— Start —

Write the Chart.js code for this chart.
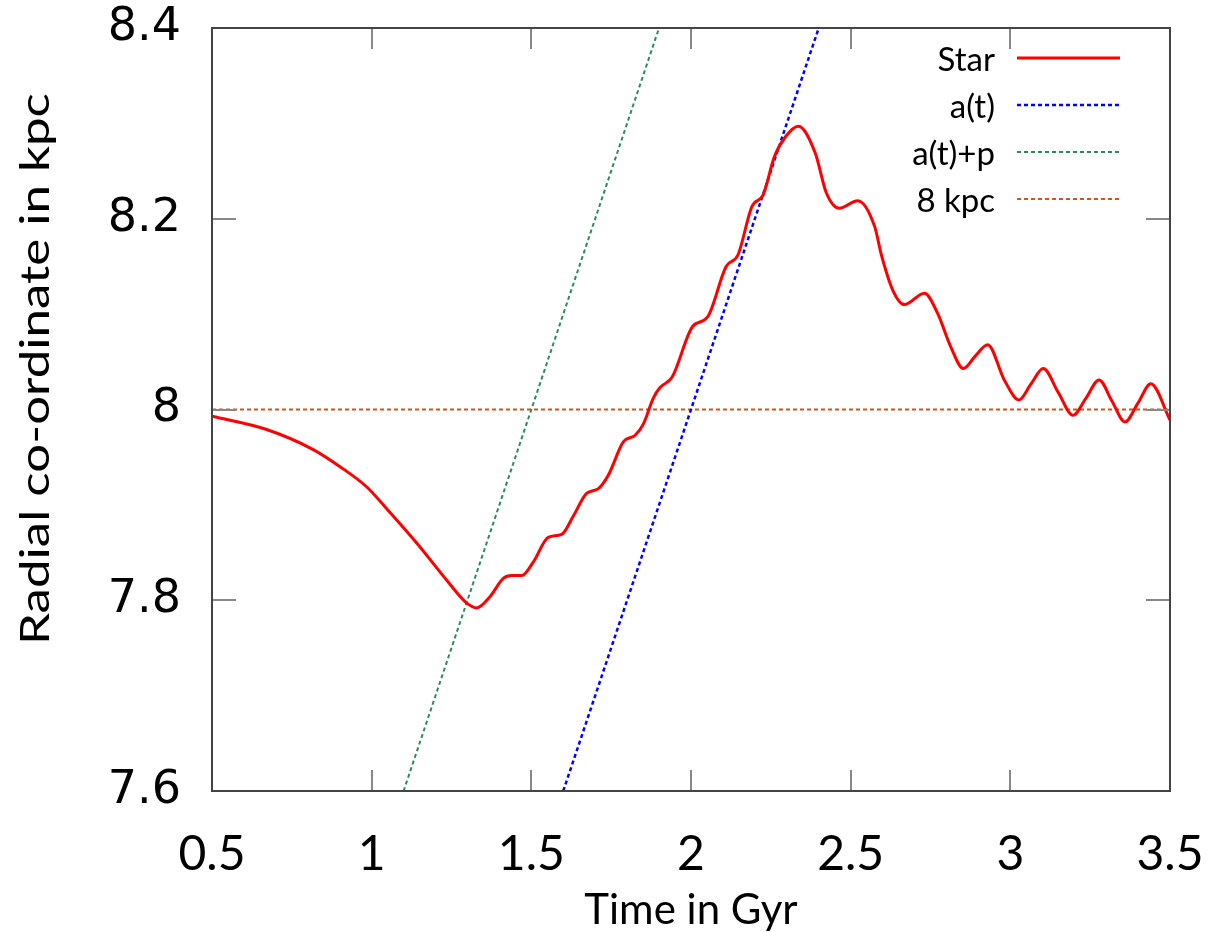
<!DOCTYPE html>
<html>
<head>
<meta charset="utf-8">
<script src="https://cdn.jsdelivr.net/npm/chart.js@4.4.1/dist/chart.umd.min.js"></script>
<style>
  html, body { margin: 0; padding: 0; background: #fff; }
  #graficcontainer { width: 1224px; height: 932px; }
</style>
</head>
<body>
<div id="graficcontainer"><canvas id="grafico" width="1224" height="932"></canvas></div>
<script>
// valores
const starTime = [0.5, 0.671, 0.817, 0.901, 0.984, 1.047, 1.141, 1.235, 1.298, 1.329, 1.371, 1.412, 1.439, 1.47,
  1.506, 1.553, 1.595, 1.631, 1.673, 1.71, 1.741, 1.788, 1.825, 1.851, 1.882, 1.903, 1.941, 2.005, 2.052,
  2.11, 2.147, 2.191, 2.226, 2.261, 2.296, 2.336, 2.389, 2.424, 2.464, 2.522, 2.575, 2.597, 2.632, 2.668,
  2.731, 2.772, 2.813, 2.853, 2.89, 2.929, 2.981, 3.027, 3.065, 3.103, 3.15, 3.196, 3.237, 3.278, 3.318,
  3.359, 3.4, 3.44, 3.5]
const starRadius = [7.993, 7.979, 7.958, 7.94, 7.919, 7.896, 7.86, 7.821, 7.797, 7.792, 7.804, 7.823, 7.826, 7.826,
  7.84, 7.866, 7.869, 7.888, 7.912, 7.917, 7.931, 7.966, 7.973, 7.985, 8.012, 8.023, 8.034, 8.087, 8.097,
  8.15, 8.162, 8.213, 8.225, 8.265, 8.286, 8.297, 8.269, 8.227, 8.211, 8.219, 8.192, 8.161, 8.125, 8.11,
  8.122, 8.101, 8.066, 8.043, 8.056, 8.068, 8.031, 8.01, 8.027, 8.043, 8.018, 7.994, 8.012, 8.031, 8.009,
  7.987, 8.007, 8.027, 7.989]
const aTime = [1.6, 2.4]
const aRadius = [7.6, 8.4]
const apTime = [1.1, 1.9]
const apRadius = [7.6, 8.4]
const refTime = [0.5, 3.5]
const refRadius = [8, 8]
const seriesNames = ['Star', 'a(t)', 'a(t)+p', '8 kpc']

const xTicks = [0.5, 1, 1.5, 2, 2.5, 3, 3.5]
const xTickLabels = ['0.5', '1', '1.5', '2', '2.5', '3', '3.5']
const yTicks = [7.6, 7.8, 8, 8.2, 8.4]
const yTickLabels = ['7.6', '7.8', '8', '8.2', '8.4']

const toPoints = (xs, ys) => xs.map((x, i) => ({ x: x, y: ys[i] }))

// marco, ticks hacia adentro, leyenda y titulo Y al estilo gnuplot
const gnuplotLook = {
  id: 'gnuplotLook',
  afterDraw(chart) {
    const ctx = chart.ctx
    const a = chart.chartArea
    const xs = chart.scales.x
    const ys = chart.scales.y

    ctx.save()
    ctx.strokeStyle = '#888'
    ctx.lineWidth = 2
    ctx.beginPath()
    xTicks.forEach(v => {
      const px = Math.round(xs.getPixelForValue(v))
      ctx.moveTo(px, a.bottom); ctx.lineTo(px, a.bottom - 21)
      ctx.moveTo(px, a.top); ctx.lineTo(px, a.top + 21)
    })
    yTicks.forEach(v => {
      const py = Math.round(ys.getPixelForValue(v))
      ctx.moveTo(a.left, py); ctx.lineTo(a.left + 24, py)
      ctx.moveTo(a.right, py); ctx.lineTo(a.right - 24, py)
    })
    ctx.stroke()

    ctx.strokeStyle = '#444'
    ctx.lineWidth = 2
    ctx.strokeRect(a.left, a.top, a.right - a.left, a.bottom - a.top)

    // leyenda
    ctx.font = '33px Lato'
    ctx.fillStyle = '#000'
    ctx.textAlign = 'right'
    ctx.textBaseline = 'alphabetic'
    chart.data.datasets.forEach((ds, i) => {
      const rowY = 58 + 47 * i
      ctx.fillText(ds.label, 995, rowY + 13)
      ctx.beginPath()
      ctx.setLineDash(ds.borderDash || [])
      ctx.strokeStyle = ds.borderColor
      ctx.lineWidth = ds.borderWidth
      ctx.moveTo(1017, rowY)
      ctx.lineTo(1120, rowY)
      ctx.stroke()
    })
    ctx.setLineDash([])

    // titulo del eje Y
    const t = 'Radial co-ordinate in kpc'
    ctx.translate(49, 369)
    ctx.rotate(-Math.PI / 2)
    ctx.font = '40px Lato'
    const w = ctx.measureText(t).width
    ctx.scale(552 / w, 1)
    ctx.textAlign = 'center'
    ctx.fillText(t, 0, 0)
    ctx.restore()
  }
}

const config = {
  type: 'line',
  data: {
    datasets: [{
      label: seriesNames[0],
      data: toPoints(starTime, starRadius),
      borderColor: '#ff0000',
      borderWidth: 3,
      cubicInterpolationMode: 'monotone',
      pointRadius: 0
    }, {
      label: seriesNames[1],
      data: toPoints(aTime, aRadius),
      borderColor: '#0000ff',
      borderWidth: 2.5,
      borderDash: [4, 3],
      pointRadius: 0
    }, {
      label: seriesNames[2],
      data: toPoints(apTime, apRadius),
      borderColor: '#2f8a58',
      borderWidth: 2,
      borderDash: [4, 3],
      pointRadius: 0
    }, {
      label: seriesNames[3],
      data: toPoints(refTime, refRadius),
      borderColor: '#c8581e',
      borderWidth: 2,
      borderDash: [4, 3],
      pointRadius: 0
    }]
  },
  options: {
    responsive: false,
    animation: false,
    devicePixelRatio: 1,
    layout: { padding: { top: 28, right: 54, left: 0, bottom: 0 } },
    plugins: { legend: { display: false }, tooltip: { enabled: false } },
    scales: {
      x: {
        type: 'linear',
        min: 0.5,
        max: 3.5,
        afterBuildTicks: (scale) => { scale.ticks = xTicks.map(v => ({ value: v })) },
        afterFit: (scale) => {
          scale.height = 141
          scale.paddingLeft = 0
          scale.paddingRight = 0
        },
        grid: { display: false, drawTicks: false },
        border: { display: false },
        ticks: {
          autoSkip: false,
          maxRotation: 0,
          padding: 35,
          color: '#000',
          font: { family: 'Lato', size: 48 },
          callback: (v) => xTickLabels[xTicks.indexOf(v)]
        },
        title: {
          display: true,
          text: 'Time in Gyr',
          color: '#000',
          font: { family: 'Lato', size: 42, lineHeight: 1 },
          padding: { top: 0, bottom: 1 }
        }
      },
      y: {
        type: 'linear',
        min: 7.6,
        max: 8.4,
        afterBuildTicks: (scale) => { scale.ticks = yTicks.map(v => ({ value: v })) },
        afterFit: (scale) => {
          scale.width = 212
          scale.paddingTop = 0
          scale.paddingBottom = 0
        },
        grid: { display: false, drawTicks: false },
        border: { display: false },
        ticks: {
          autoSkip: false,
          padding: 31,
          color: '#000',
          font: { family: 'DejaVu Sans', size: 46 },
          callback: (v) => yTickLabels[yTicks.indexOf(v)]
        }
      }
    }
  },
  plugins: [gnuplotLook]
}

const dibujar = () => {
  new Chart(document.getElementById('grafico'), config)
}

Promise.all([
  document.fonts.load('48px Lato'),
  document.fonts.load('46px "DejaVu Sans"')
]).then(dibujar).catch(dibujar)
</script>
</body>
</html>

— End —

WORK INSTRUCTIONS:
Return only the lines from the start of the data through the line that contains "const ys = chart.scales.y", please, copying them exactly and omitting all pictures.

TASK RESPONSE:
Write the Chart.js code for this chart.
<!DOCTYPE html>
<html>
<head>
<meta charset="utf-8">
<script src="https://cdn.jsdelivr.net/npm/chart.js@4.4.1/dist/chart.umd.min.js"></script>
<style>
  html, body { margin: 0; padding: 0; background: #fff; }
  #graficcontainer { width: 1224px; height: 932px; }
</style>
</head>
<body>
<div id="graficcontainer"><canvas id="grafico" width="1224" height="932"></canvas></div>
<script>
// valores
const starTime = [0.5, 0.671, 0.817, 0.901, 0.984, 1.047, 1.141, 1.235, 1.298, 1.329, 1.371, 1.412, 1.439, 1.47,
  1.506, 1.553, 1.595, 1.631, 1.673, 1.71, 1.741, 1.788, 1.825, 1.851, 1.882, 1.903, 1.941, 2.005, 2.052,
  2.11, 2.147, 2.191, 2.226, 2.261, 2.296, 2.336, 2.389, 2.424, 2.464, 2.522, 2.575, 2.597, 2.632, 2.668,
  2.731, 2.772, 2.813, 2.853, 2.89, 2.929, 2.981, 3.027, 3.065, 3.103, 3.15, 3.196, 3.237, 3.278, 3.318,
  3.359, 3.4, 3.44, 3.5]
const starRadius = [7.993, 7.979, 7.958, 7.94, 7.919, 7.896, 7.86, 7.821, 7.797, 7.792, 7.804, 7.823, 7.826, 7.826,
  7.84, 7.866, 7.869, 7.888, 7.912, 7.917, 7.931, 7.966, 7.973, 7.985, 8.012, 8.023, 8.034, 8.087, 8.097,
  8.15, 8.162, 8.213, 8.225, 8.265, 8.286, 8.297, 8.269, 8.227, 8.211, 8.219, 8.192, 8.161, 8.125, 8.11,
  8.122, 8.101, 8.066, 8.043, 8.056, 8.068, 8.031, 8.01, 8.027, 8.043, 8.018, 7.994, 8.012, 8.031, 8.009,
  7.987, 8.007, 8.027, 7.989]
const aTime = [1.6, 2.4]
const aRadius = [7.6, 8.4]
const apTime = [1.1, 1.9]
const apRadius = [7.6, 8.4]
const refTime = [0.5, 3.5]
const refRadius = [8, 8]
const seriesNames = ['Star', 'a(t)', 'a(t)+p', '8 kpc']

const xTicks = [0.5, 1, 1.5, 2, 2.5, 3, 3.5]
const xTickLabels = ['0.5', '1', '1.5', '2', '2.5', '3', '3.5']
const yTicks = [7.6, 7.8, 8, 8.2, 8.4]
const yTickLabels = ['7.6', '7.8', '8', '8.2', '8.4']

const toPoints = (xs, ys) => xs.map((x, i) => ({ x: x, y: ys[i] }))

// marco, ticks hacia adentro, leyenda y titulo Y al estilo gnuplot
const gnuplotLook = {
  id: 'gnuplotLook',
  afterDraw(chart) {
    const ctx = chart.ctx
    const a = chart.chartArea
    const xs = chart.scales.x
    const ys = chart.scales.y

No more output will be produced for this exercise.